= Task requirements =
All lines from the beginning of the listing through the line with "plt.rcParams['mathtext.default'] = 'regular'" are to be copied word for word; the pictures are not.
====== Data excerpt
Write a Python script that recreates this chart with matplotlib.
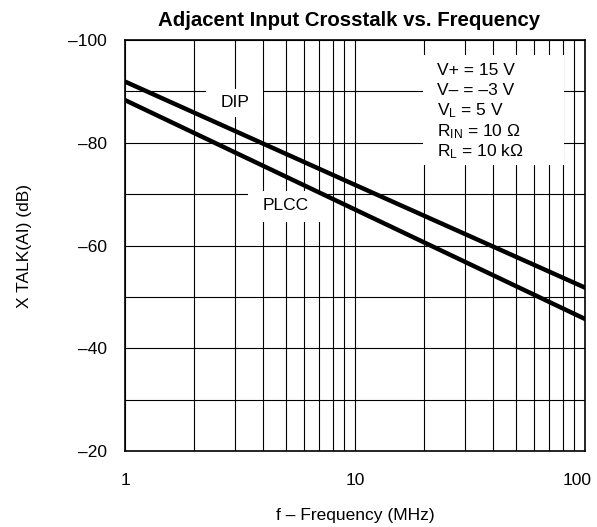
import numpy as np
import matplotlib
matplotlib.use('Agg')
import matplotlib.pyplot as plt
import matplotlib.transforms as mtransforms
from matplotlib.patches import Rectangle
from matplotlib.ticker import LogLocator, NullFormatter, FixedLocator

plt.rcParams['font.family'] = ['Liberation Sans', 'DejaVu Sans']
plt.rcParams['mathtext.default'] = 'regular'

# curves (straight lines on log x)
freq = [1, 10, 100]
dip = [-91.9, -71.8, -51.8]
plcc = [-88.3, -67.0, -45.7]

y_ticks = [-100, -90, -80, -70, -60, -50, -40, -30, -20]
y_labels = ['–100', '', '–80', '', '–60', '', '–40', '', '–20']
x_ticks = [1, 10, 100]
x_labels = ['1', '10', '100']

conditions = ['V+ = 15 V', 'V– = –3 V', 'V$_L$ = 5 V',
              'R$_{IN}$ = 10 Ω', 'R$_L$ = 10 kΩ']

fig = plt.figure(figsize=(5.97, 5.27), dpi=100)
ax = fig.add_axes([0.2094, 0.1442, 0.7705, 0.7799])

ax.set_xscale('log')
ax.set_xlim(1, 100)
ax.set_ylim(-20, -100)

ax.xaxis.set_major_locator(FixedLocator(x_ticks))
ax.set_xticklabels(x_labels)
ax.xaxis.set_minor_locator(LogLocator(base=10, subs=np.arange(2, 10)))
ax.xaxis.set_minor_formatter(NullFormatter())
ax.set_yticks(y_ticks)
ax.set_yticklabels(y_labels)

ax.tick_params(which='both', length=0, labelsize=12.5)
ax.tick_params(axis='x', pad=16)
ax.tick_params(axis='y', pad=13)
ax.grid(which='both', color='black', linewidth=0.8)
for s in ax.spines.values():
    s.set_linewidth(1.2)

# nudge the "100" label so it stays inside the figure
last = ax.get_xticklabels()[-1]
last.set_transform(last.get_transform() +
                   mtransforms.ScaledTranslation(-6 / 72, 0, fig.dpi_scale_trans))

ax.plot(freq, dip, color='black', linewidth=3.2, solid_capstyle='round', zorder=4)
ax.plot(freq, plcc, color='black', linewidth=3.2, solid_capstyle='round', zorder=4)

# white patches that break the grid behind the labels
ax.add_patch(Rectangle((0.176, 0.813), 0.124, 0.068, transform=ax.transAxes,
                       facecolor='white', edgecolor='none', zorder=3))
ax.add_patch(Rectangle((0.267, 0.557), 0.166, 0.076, transform=ax.transAxes,
                       facecolor='white', edgecolor='none', zorder=3))
ax.add_patch(Rectangle((0.648, 0.696), 0.306, 0.268, transform=ax.transAxes,
                       facecolor='white', edgecolor='none', zorder=3))

ax.text(3.01, -87.9, 'DIP', fontsize=12.5, ha='center', va='center', zorder=5)
ax.text(5.01, -67.7, 'PLCC', fontsize=12.5, ha='center', va='center', zorder=5)

for i, line in enumerate(conditions):
    ax.text(0.678, 0.927 - i * 0.0497, line, transform=ax.transAxes, fontsize=12.5,
            ha='left', va='center', zorder=5)

ax.set_title('Adjacent Input Crosstalk vs. Frequency', fontsize=14.7, fontweight='bold',
             pad=10, x=0.486)
ax.set_xlabel('f – Frequency (MHz)', fontsize=12.5, labelpad=14)
ax.set_ylabel('X TALK(AI) (dB)', fontsize=12.5, labelpad=26)

fig.savefig('out.png', dpi=100)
============
= Final answer =
Write a Python script that recreates this chart with matplotlib.
import numpy as np
import matplotlib
matplotlib.use('Agg')
import matplotlib.pyplot as plt
import matplotlib.transforms as mtransforms
from matplotlib.patches import Rectangle
from matplotlib.ticker import LogLocator, NullFormatter, FixedLocator

plt.rcParams['font.family'] = ['Liberation Sans', 'DejaVu Sans']
plt.rcParams['mathtext.default'] = 'regular'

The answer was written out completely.